Um número crescente de americanos tem dificuldades para pagar as parcelas mensais de seus carros, um sinal de que consumidores de baixa renda enfrentam uma pressão financeira cada vez maior.
A fatia de empréstimos automotivos de alto risco com atraso de 60 dias ou mais atingiu quase 6,5% em janeiro e tem se mantido nesse patamar, segundo a Fitch Ratings. Os recolhimentos de veículos aumentaram, mais motoristas estão trocando carros que valem menos do que o saldo devedor e credores como CarMax e Ally Financial alertaram investidores sobre o desempenho fraco desses empréstimos.
Apesar da inflação persistente e das tarifas punitivas, a economia dos Estados Unidos parece resiliente à primeira vista: a Bolsa segue em alta, executivos mantêm o otimismo e o consumo geral resiste.
Mas a fraqueza do mercado automotivo é um dos sinais mais claros de que famílias de baixa e média renda —a base da economia— começam a ceder. Como muitos americanos dependem do carro para se locomover, a inadimplência nos financiamentos costuma ser um termômetro da pressão financeira.
“É evidência de que alguns consumidores estão sob estresse?”, perguntou Jonathan Smoke, economista-chefe da consultoria Cox Automotive. “Eu diria que sim, sem dúvida.”
Jennifer Alba, 48, decidiu comprar seu primeiro carro após ficar presa por uma hora no VLT de Seattle em novembro de 2021. Encontrou um Subaru Outback 2018 bordô na internet, conseguiu um financiamento de seis anos com parcelas de US$ 565 pela Ally Financial e foi direto à concessionária.
Ganhando cerca de US$ 100 mil por ano e com uma pequena herança recém-recebida, deu entrada de US$ 1.500. “Não achei que estivesse fazendo nada financeiramente irresponsável”, diz.
Em fevereiro, perdeu o emprego temporário que tinha numa ONG. Já enviou centenas de currículos, sem sucesso. O seguro-desemprego acabou em agosto.
Sem renda ou poupança, parou de pagar o aluguel, o cartão de crédito, o empréstimo estudantil e, por fim, o carro —do qual ainda deve US$ 16 mil, mas que agora vale bem menos.
“Eu preferia ser financeiramente estável”, afirmou. “Mas essa não é a minha realidade.”
Mesmo quem tem crédito melhor começa a sentir o peso. Cerca de 2% de todos os financiamentos estavam muito atrasados no mês passado, ligeiramente acima de um ano atrás, segundo a Cox.
O Federal Reserve de Nova York também registrou aumento das taxas de inadimplência em todas as faixas de renda e pontuação de crédito.

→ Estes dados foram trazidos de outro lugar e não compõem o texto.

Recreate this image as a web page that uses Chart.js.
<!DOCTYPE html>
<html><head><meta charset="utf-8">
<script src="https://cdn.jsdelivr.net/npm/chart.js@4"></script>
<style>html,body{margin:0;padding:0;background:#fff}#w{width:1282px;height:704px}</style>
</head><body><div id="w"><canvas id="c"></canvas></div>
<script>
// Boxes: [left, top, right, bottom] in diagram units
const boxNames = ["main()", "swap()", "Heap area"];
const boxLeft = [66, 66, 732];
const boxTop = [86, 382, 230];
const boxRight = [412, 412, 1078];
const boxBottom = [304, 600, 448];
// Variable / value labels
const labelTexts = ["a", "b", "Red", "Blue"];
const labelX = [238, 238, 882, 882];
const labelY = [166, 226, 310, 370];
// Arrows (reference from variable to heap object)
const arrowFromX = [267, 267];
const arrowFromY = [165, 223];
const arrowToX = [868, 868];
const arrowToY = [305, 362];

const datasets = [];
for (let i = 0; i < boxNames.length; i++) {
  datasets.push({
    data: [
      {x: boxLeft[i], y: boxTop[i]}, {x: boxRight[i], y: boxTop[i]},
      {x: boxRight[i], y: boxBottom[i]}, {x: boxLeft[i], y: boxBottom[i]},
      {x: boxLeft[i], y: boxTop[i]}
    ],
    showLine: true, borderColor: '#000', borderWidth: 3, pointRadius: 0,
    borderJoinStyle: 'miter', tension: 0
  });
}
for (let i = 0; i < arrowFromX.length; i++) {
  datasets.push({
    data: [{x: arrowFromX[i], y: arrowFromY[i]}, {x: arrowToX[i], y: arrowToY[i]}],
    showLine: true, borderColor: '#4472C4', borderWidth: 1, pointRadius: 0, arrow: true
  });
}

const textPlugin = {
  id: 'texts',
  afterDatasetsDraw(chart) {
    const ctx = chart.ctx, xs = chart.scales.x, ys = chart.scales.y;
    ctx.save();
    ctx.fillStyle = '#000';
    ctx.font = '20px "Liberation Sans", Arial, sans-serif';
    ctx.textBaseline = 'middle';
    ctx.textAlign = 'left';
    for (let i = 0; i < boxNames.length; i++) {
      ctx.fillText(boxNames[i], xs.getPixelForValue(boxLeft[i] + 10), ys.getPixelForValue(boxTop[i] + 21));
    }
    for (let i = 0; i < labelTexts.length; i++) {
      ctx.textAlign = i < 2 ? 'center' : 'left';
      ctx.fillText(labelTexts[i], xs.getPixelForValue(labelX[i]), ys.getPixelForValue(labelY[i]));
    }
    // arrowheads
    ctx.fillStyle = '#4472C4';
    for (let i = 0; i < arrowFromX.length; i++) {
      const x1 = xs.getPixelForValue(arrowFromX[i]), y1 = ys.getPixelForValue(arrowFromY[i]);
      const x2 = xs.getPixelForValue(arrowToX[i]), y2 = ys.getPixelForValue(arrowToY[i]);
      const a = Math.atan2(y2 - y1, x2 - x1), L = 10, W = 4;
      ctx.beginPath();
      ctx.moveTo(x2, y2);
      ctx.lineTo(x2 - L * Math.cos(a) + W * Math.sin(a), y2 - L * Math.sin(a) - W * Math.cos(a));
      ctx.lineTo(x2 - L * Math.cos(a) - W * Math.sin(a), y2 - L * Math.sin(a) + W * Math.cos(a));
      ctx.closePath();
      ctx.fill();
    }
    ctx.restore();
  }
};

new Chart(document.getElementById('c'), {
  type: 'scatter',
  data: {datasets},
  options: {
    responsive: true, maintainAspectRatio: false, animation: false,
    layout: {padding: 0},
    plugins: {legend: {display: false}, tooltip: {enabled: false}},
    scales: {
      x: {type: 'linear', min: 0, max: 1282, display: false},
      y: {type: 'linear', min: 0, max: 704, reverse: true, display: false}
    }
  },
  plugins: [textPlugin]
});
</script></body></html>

“Preços mais altos e juros maiores elevaram as parcelas mensais e pressionaram consumidores de todas as classes”, escreveram pesquisadores do Fed. Quem comprou carros usados durante a pandemia, quando os preços dispararam, está sob pressão extra agora que esses veículos desvalorizaram.
O alerta se intensificou após os pedidos de falência da fabricante de autopeças First Brands e da financeira Tricolor Holdings, especializada em empréstimos a imigrantes sem status legal. Embora os casos envolvam suspeitas de fraude, analistas veem neles um prenúncio de estresse mais amplo.
“Foi um sinal de que algo vai quebrar”, disse Tracy Chen, gestora da Brandywine Global.
Durante a pandemia, o dinheiro de estímulos, os cheques de desemprego e a pausa nos débitos de dívidas estudantis impulsionaram as poupanças e melhoraram o crédito das famílias. Salários subiram rápido, especialmente nos empregos de baixa remuneração.
Com juros baixos, os bancos afrouxaram exigências e os empréstimos se alongaram. Mas, desde 2021, os preços subiram, os juros dispararam e as economias se esgotaram. O crescimento salarial desacelerou, e o mercado de trabalho perdeu força.
Para muitos, a volta dos pagamentos estudantis reduziu ainda mais o dinheiro disponível. As dívidas reapareceram nos relatórios de crédito, derrubando as pontuações.
O resultado é que mais pessoas, especialmente de renda mais baixa, estão presas a financiamentos caros e sem recursos para mantê-los.
“As pessoas conseguem lidar com isso por um tempo”, disse Mark Zandi, economista-chefe da Moody’s Analytics. “Mas agora estão começando a ter dificuldades.”
A crise, porém, não deve contaminar o sistema financeiro. Os financiamentos de veículos representaram menos de 10% da dívida total das famílias no segundo trimestre, segundo o Fed de Nova York, e os empréstimos de alto risco são apenas uma fração disso.
Além disso, os contratos mais recentes estão tendo melhor desempenho que os de 2022 e 2023, reflexo de critérios mais rigorosos que afastam consumidores mais arriscados.